Une opinion globalement partagée par Fabien Roussel, le secrétaire national du Parti communiste, qui estime : « On est loin du nouveau monde ! ».
« Ce n’est pas un gouvernement c’est une provocation« , a abondé Olivier Faure, Premier secrétaire du Parti socialiste.
Un gouvernement construit dans la douleur
L’ambition initiale du Haut-commissaire au plan et maire de Pau était de former une équipe gouvernementale « équilibrée » : un tiers de ministres de gauche, un tiers de centre, un tiers de droite, avec une participation de quelques cadors de la politique.
En pratique, François Bayrou qui a proposé de rediscuter les termes de la réforme des retraites « sans la suspendre« , a échoué à convaincre des personnalités du PS à le rejoindre. De surcroît, Les Républicains, la famille politique de son prédécesseur Michel Barnier, se sont interrogés ces derniers jours sur leur participation au gouvernement.

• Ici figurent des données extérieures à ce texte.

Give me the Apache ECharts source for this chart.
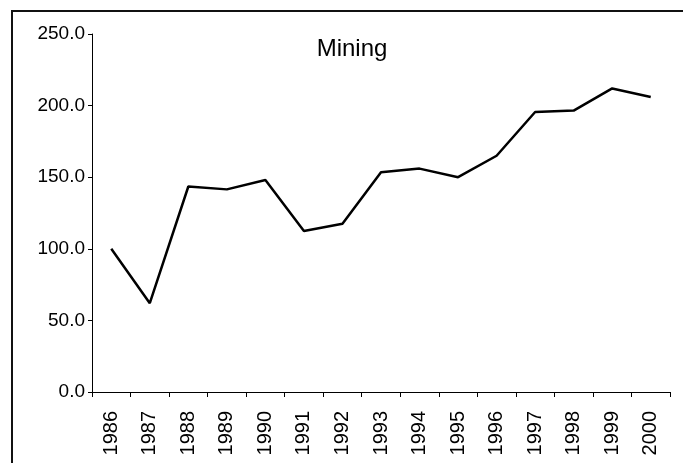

Pour tenter de donner des gages à la droite, François Bayrou a envoyé ce lundi une lettre aux présidents de groupe LR, au Sénat et à l’Assemblée, dans laquelle il s’est notamment engagé à répondre à la crise de « l’autorité de l’État« , à faire des économies sur « toutes les dépenses improductives » et a également promis d’adopter, comme le veut la tradition, « une nouvelle méthode de gouverner« .
Des tractations qui se sont enlisées et les premiers cafouillages de François Bayrou autour de la crise à Mayotte ont fait chuter sa cote de popularité.
Avant même la nomination de son gouvernement, le nouveau Premier ministre ne récoltait que 34 % des opinions favorables auprès des personnes interrogées dans un sondage Ifop pour le JDD.
Le 20 décembre, le fondateur de LFI, Jean-Luc Mélenchon, a prédit : « François Bayrou ne passera pas l’hiver ». En attendant, l’Assemblée nationale étant fermée jusqu’au lundi 13 janvier, aucune motion de censure ne pourrait être examinée hors session parlementaire.
Le premier conseil des ministres se tiendra le 3 janvier.